MATCHLESS G9 BACKGROUND
Like everyone else in the British motorcycle industry at the time, when Triumph rocked the world with their 1938 Speed Twin, the world’s first modern 500cc vertical twin, AMC (Associated Motor Cycles), parent company of Matchless, and AJS, developed a new 500 vertical twin for both brands. As always, there would be a Matchless version and a nearly-identical AJS version. The Matchless was designated G9 and had the magneto mounted in front of the cylinders, and the AJS version was called the Model 20 and mounted the magneto behind the cylinders. They were painted and trimmed differently, but otherwise they were identical mechanically. They were launched at the 1948 Earls Court Motorcycle Show in London. The first year’s production went almost entirely to the hungry US market. By 1949, production had ramped up to the point that UK-market bikes became available.

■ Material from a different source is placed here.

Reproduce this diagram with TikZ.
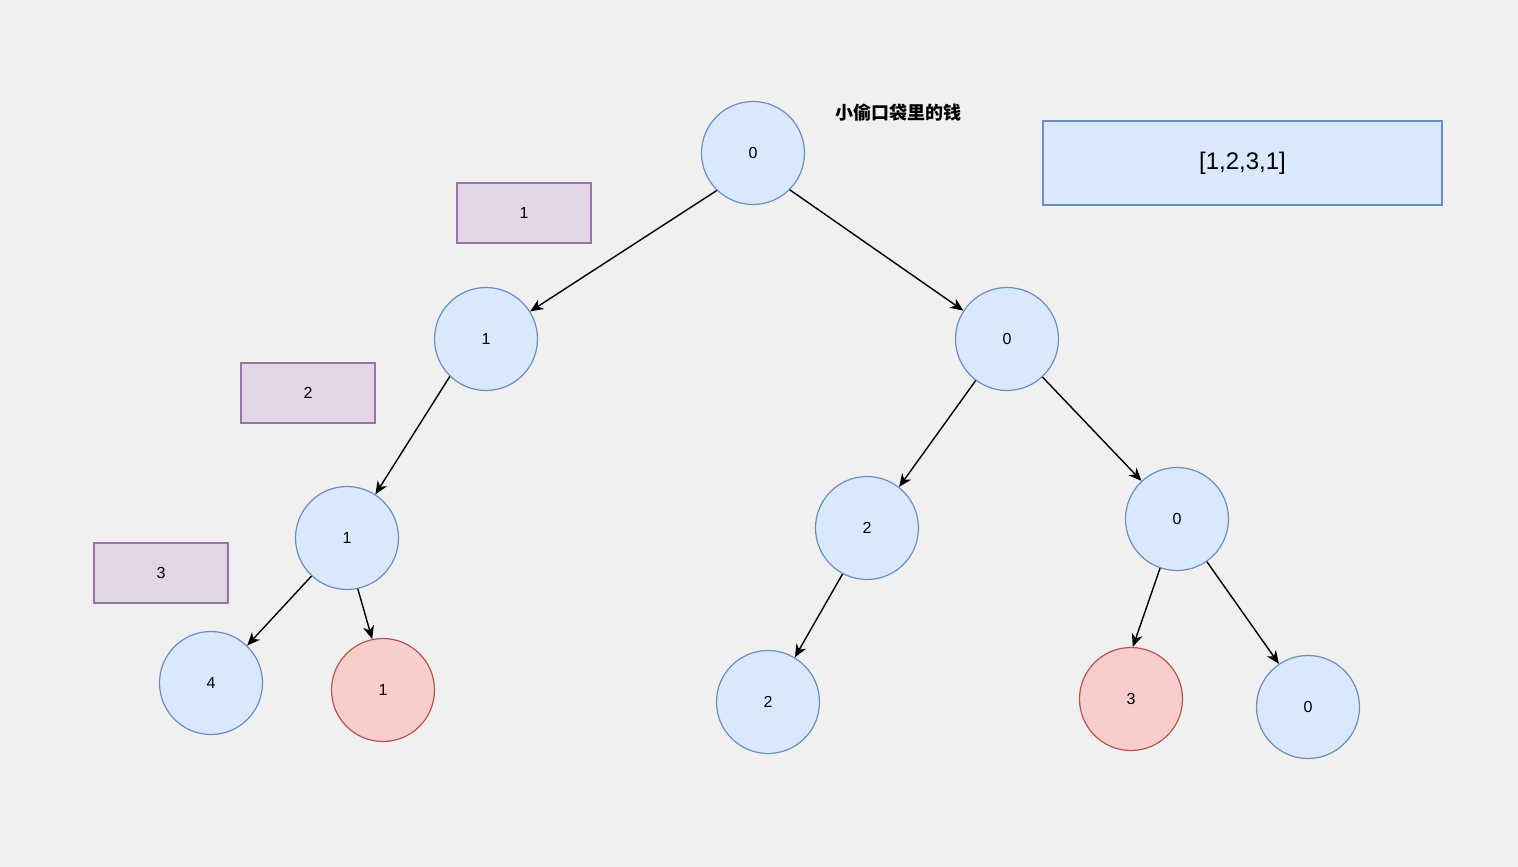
\documentclass[tikz,border=0pt]{standalone}
\usepackage{fontspec}
\setmainfont{Liberation Sans}
\newfontfamily\cjk{Noto Sans CJK SC}
\usetikzlibrary{arrows.meta}
\definecolor{bgc}{HTML}{F1F0F0}
\definecolor{bfill}{HTML}{DAE8FC}
\definecolor{bline}{HTML}{6C8EBF}
\definecolor{rfill}{HTML}{F8CECC}
\definecolor{rline}{HTML}{B85450}
\definecolor{pfill}{HTML}{E1D5E7}
\definecolor{pline}{HTML}{9673A6}
\tikzset{
  bnode/.style={circle, draw=bline, fill=bfill, line width=1.2pt, minimum size=103pt, inner sep=0pt, font=\fontsize{16}{18}\selectfont},
  rnode/.style={circle, draw=rline, fill=rfill, line width=1.2pt, minimum size=103pt, inner sep=0pt, font=\fontsize{16}{18}\selectfont},
  pbox/.style={rectangle, draw=pline, fill=pfill, line width=1.2pt, minimum width=134pt, minimum height=60pt, inner sep=0pt, font=\fontsize{16}{18}\selectfont},
  conn/.style={line width=1.4pt, -{Stealth[length=13pt,width=11pt,inset=4pt]}}
}
\begin{document}
\begin{tikzpicture}[x=1pt,y=-1pt]
\fill[bgc] (0,0) rectangle (1518,867);
\useasboundingbox (0,0) rectangle (1518,867);
\node[bnode] (root) at (753,153) {0};
\node[bnode] (l1) at (486,339) {1};
\node[bnode] (r1) at (1007,339) {0};
\node[bnode] (l2) at (347,538) {1};
\node[bnode] (rl) at (867,528) {2};
\node[bnode] (rr) at (1177,519) {0};
\node[bnode] (ll) at (211,683) {4};
\node[rnode] (lr) at (383,690) {1};
\node[bnode] (rll) at (768,702) {2};
\node[rnode] (rrl) at (1131,699) {3};
\node[bnode] (rrr) at (1308,707) {0};
\node[pbox] (p1) at (524,213) {1};
\node[pbox] (p2) at (308,393) {2};
\node[pbox] (p3) at (161,573) {3};
\node[rectangle, draw=bline, fill=bfill, line width=1.2pt, minimum width=399pt, minimum height=84pt, inner sep=0pt, font=\fontsize{24}{28}\selectfont] (arr) at (1242.5,163) {[1,2,3,1]};
\node[font=\cjk\bfseries\fontsize{18}{20}\selectfont] (title) at (898,113) {小偷口袋里的钱};
\draw[conn] (root.226) -- (l1.32);
\draw[conn] (root.315) -- (r1.147);
\draw[conn] (l1.226) -- (l2.57);
\draw[conn] (r1.233) -- (rl.52);
\draw[conn] (r1.313) -- (rr.133);
\draw[conn] (l2.227) -- (ll.46);
\draw[conn] (l2.282) -- (lr.102);
\draw[conn] (rl.242) -- (rll.59);
\draw[conn] (rr.251) -- (rrl.88);
\draw[conn] (rr.305) -- (rrr.124);
\end{tikzpicture}
\end{document}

MATCHLESS G9 ADVANCED DESIGN
AMC felt they should improve upon Triumph’s design, and so added a center main bearing to the crankshaft, which added immense strength and rigidity when compared to the deflection-prone cranks in the Triumph, and every other British vertical twin that followed. All except the Matchless and AJS twins had only the two outer main bearings with a huge central flywheel supported only by the rod journals. This 3-bearing setup allowed AMC to make the one-piece crank out of a heavy-duty cast iron, instead of steel. The connecting rods were made of lightweight aluminum alloy and were highly polished to remove surface imperfections that could develop into cracks under stress. The cylinder had its separate cast iron cylinder block that was sunk deeply into the alloy crankcase. The alloy cylinder heads were also two separate castings. They were well-engineered, robust machines that proved reliable even after displacement and horsepower were increased. AMC started using Burman 4-speed gearboxes the previous year in 1952. Otherwise, pretty much the rest of the bike was made up of standard equipment from AMC’s vast parts bin.